A Bathroom Humidity Solution

bathroom humidity
Daniel Stewart for Zondits, January 26, 2016. Image credit: Dean McCoy

Winter wreaks havoc on my skin, particularly on my hands, which crack if I don’t keep them slathered with lotion. This seasonal affliction got me thinking about indoor humidity levels and what can (and should) be done about them. Recently, I came across an article on bathroom humidity comparing the efficiency of a bathroom vent to that of a small dehumidifier. I will briefly break down the components in the article that led me to agree with the author’s claims.

  • The dehumidifier’s electric usage is converted to heat, which is useful within the house.
  • Recovering the latent heat in the steamy air means that more useful heat is retained in the house.
  • Minimizing the volume of air being exhausted from the house means that less outdoor air must be brought in (and heated).
  • A potential next step would be to plug the shower drain to retain shower water until it cools down (releases its heat to the surrounding air within the house) and then let it go down the drain. In this way you can utilize more of the heat produced by the hot water heater to actually heat your house.

When taking this approach, it is important to make sure that water does not condense and remain on surfaces for prolonged periods, as this could promote mold growth (after all, mold prevention is the whole reason for getting that vapor out of there). Distributing steamy shower air throughout a whole house, though, would not add enough moisture to the air to cause issues. And since we’re barely a third of the way through winter, there’s time to make other household changes to retain heat and cut energy use.


Efficiency & Bathroom Humidity

Cold House Journal, January 27, 2010

Here is the routine:  In the morning, I switch it on just before showering, set at 50% humidity.  It stays on steadily through a shower, and for perhaps 15 minutes after, as it dries out the air.  Then over the course of the day it will briefly re-activate now and then, as the air becomes a bit humid again from wet towels, etc.  By bedtime things are quite dry in there, and we turn it off altogether overnight.  Next day, repeat.  With two of us showering, I estimate the thing actually runs a total of 1.5 hours a day. It condenses about a quart of water a day into its bucket.

The dehumidifier (running) uses about 400 watts to power its fan and compressor.  All of that winds up as heat in the bathroom.  Moreover, it claims to condense 1.6 liters of water for each 1 kWh of electricity it uses– which about agrees with what I’ve observed.  Now, each liter of steam condensed back to liquid releases a further 3,600 BTU of heat, which equals roughly 1 kWh also.  So, for each kWh of electricity used to run the dehumidifier, we get back 2 kWh of heat in the bathroom.  It is, effectively, like a 200% efficient space heater.  Plus, we get a quart of distilled water every day  (it’s enough to “small flush” the toilet, saving yet more energy!)

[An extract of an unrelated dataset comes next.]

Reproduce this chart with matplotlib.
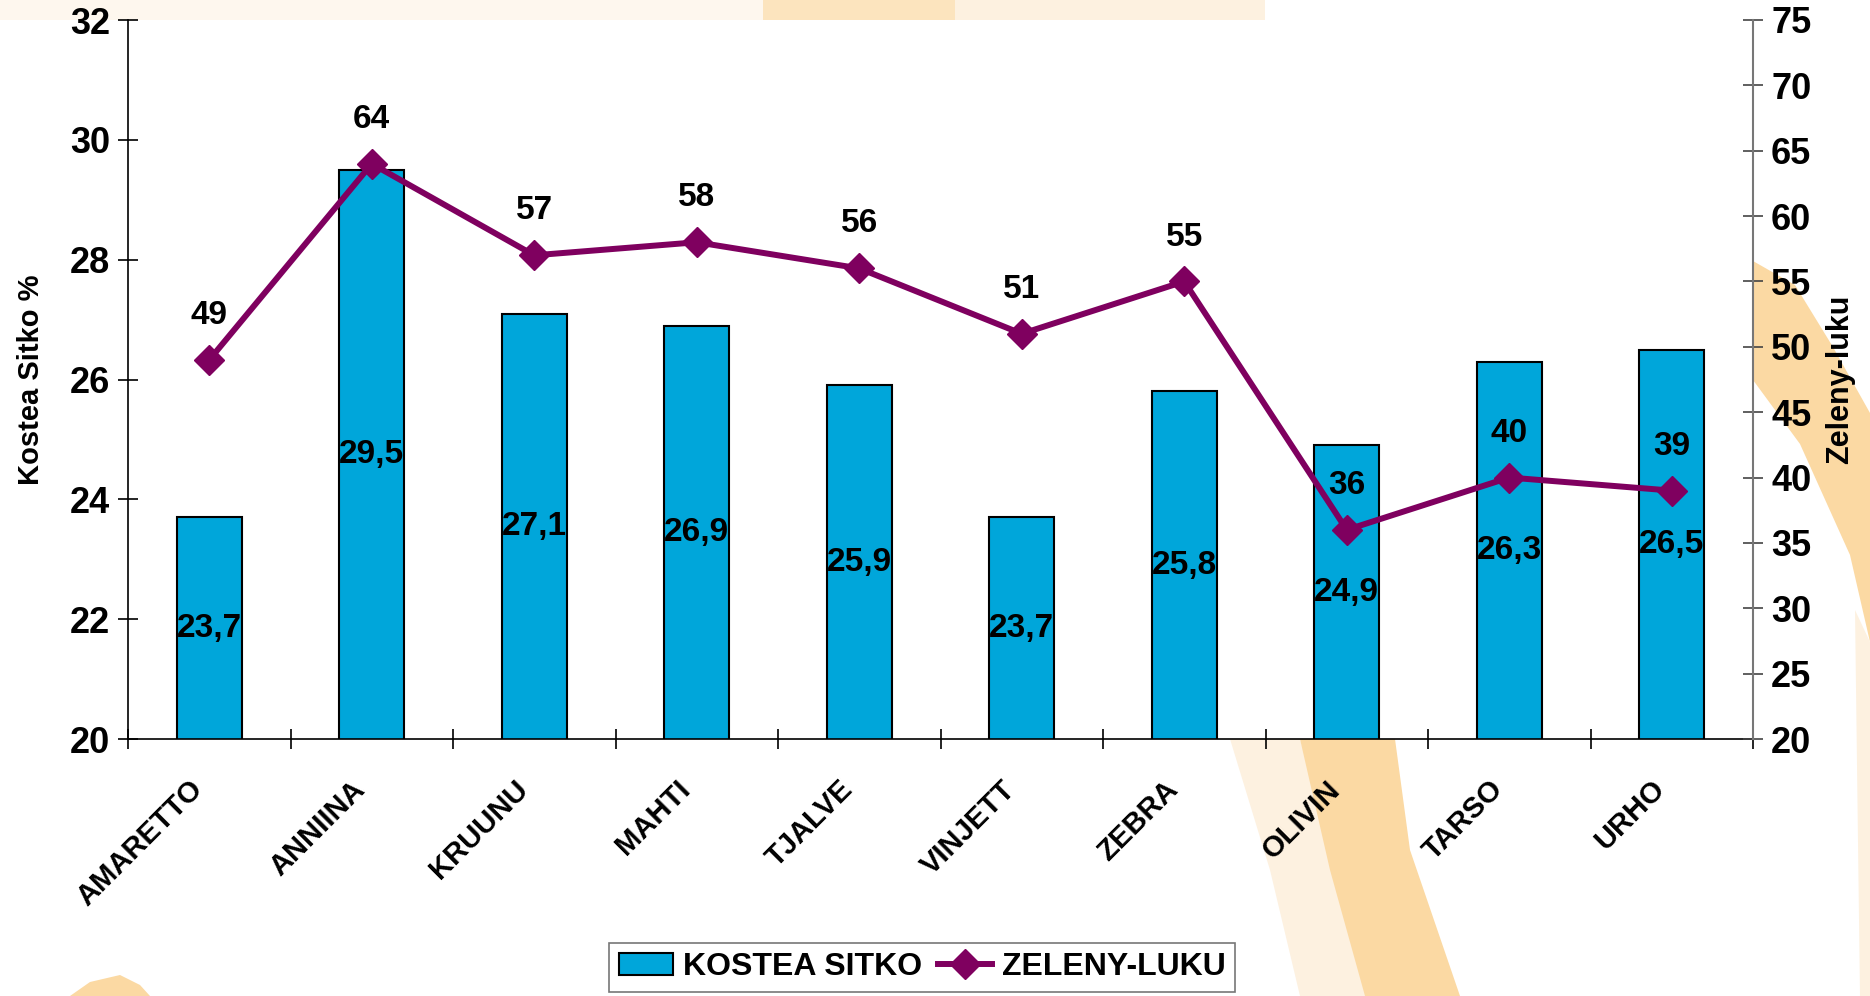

Let’s compare to a vent fan.  That might use 50W to run its motor.  All that turns to heat as well, but it goes out the vent– no use.  All the steam goes out the vent– no use.  Furthermore, in running 1kWh of electricty through a 50W, 50 cu. ft. per minute fan, you will vent out 60,000 cu. ft. of air.  If the air in your house is 70º, and outside is 20º, you’ve blown out 54,000 BTU of heat (= 15.8 kWh).

So, assuming they serve the same function, about equally well, and you’re happy to have extra warmth in your house, which appliance would you rather use:  the one that gives back 2 kWh of heat for each 1 kWh you put in, or the one that removes 15.8 kWh of heat for each 1 kWh you put in?

One final item: the vent-user will get out of the shower into bathroom air that is either warm but 100% humid (if the fan is used the way Frank does) or relatively dry but no warmer than it was to begin with (if a high-power vent is running while showering).  The dehumidifier user, however, steps out into a bathroom environment that is warmer than it started, yet not saturated with humidity.  And when the rest of the house is 45º, this is quite a pleasant bonus.